Yes, you read that right. It turns out that the conspirators did have a preferred candidate. And if that candidate did not win on Election Day—or whenever the delayed vote-counting finally finished—they were ready to unleash a massive network of “protesters” and rioters. But, Time says, this wasn’t a coup; Trump supporters were the potential coup.
Finally, Election Day came. And there were problems with votes being cast. And there were a lot of problems and delays with counting votes, especially in the swing states. The irregularities favored Biden, yet at 11 p.m. on election night, President Trump’s results were stronger than anyone expected. (Even after the delayed, largely fraudulent vote-counting, he officially won an all-time record 74 million—second only, somehow, to 81 million for Joe Biden.)
Many liberals involved in the conspiracy signed in for an emergency teleconference call, the Time author writes:
Hundreds joined; many were freaking out. … The conversation that followed was a difficult one, led by the activists charged with the protest strategy. “We wanted to be mindful of when was the right time to call for moving masses of people into the street,” [activist Angela] Peoples says.
But some of the conspirators persuaded the others to trust that Biden would ultimately get more votes than Trump, and that a Biden victory would go unchallenged.
So the word went out: Stand down. Protect the Results announced that it would “not be activating the entire national mobilization network today, but remains ready to activate if necessary.”
They instead planned a weekend of celebration, which, Time says “happened to coincide” with the day (November 8) that the major liberal news corporations made their coordinated announcements that they were calling the election for Joe Biden.

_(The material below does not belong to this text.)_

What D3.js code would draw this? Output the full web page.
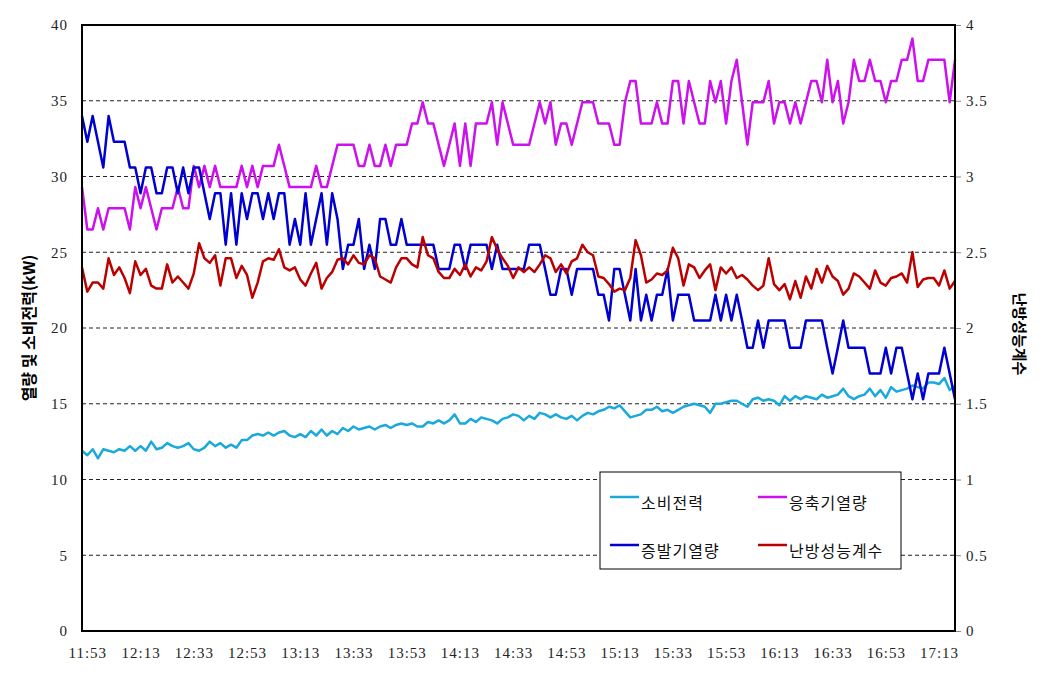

The swamp is deep! The “deep state” is deep! This is what Donald Trump warned about: powerful, influential elites who are “enemies of the people.” Conspiracy, cabal, sometimes destructive protests: These words did not accidentally slip by editors. They want you to know there was a conspiracy, perhaps because you would find out anyway, and they want to influence you to think that it’s a good thing.
The world we live in is hanging by a thread, and the thread is rotten. The only answer, the only hope, is not the Republican Party or some new party or even the ideals of conservatism. Your only hope is to see the world and even this once-great nation for what it is and to use this opportunity for what it is: one last chance to repent.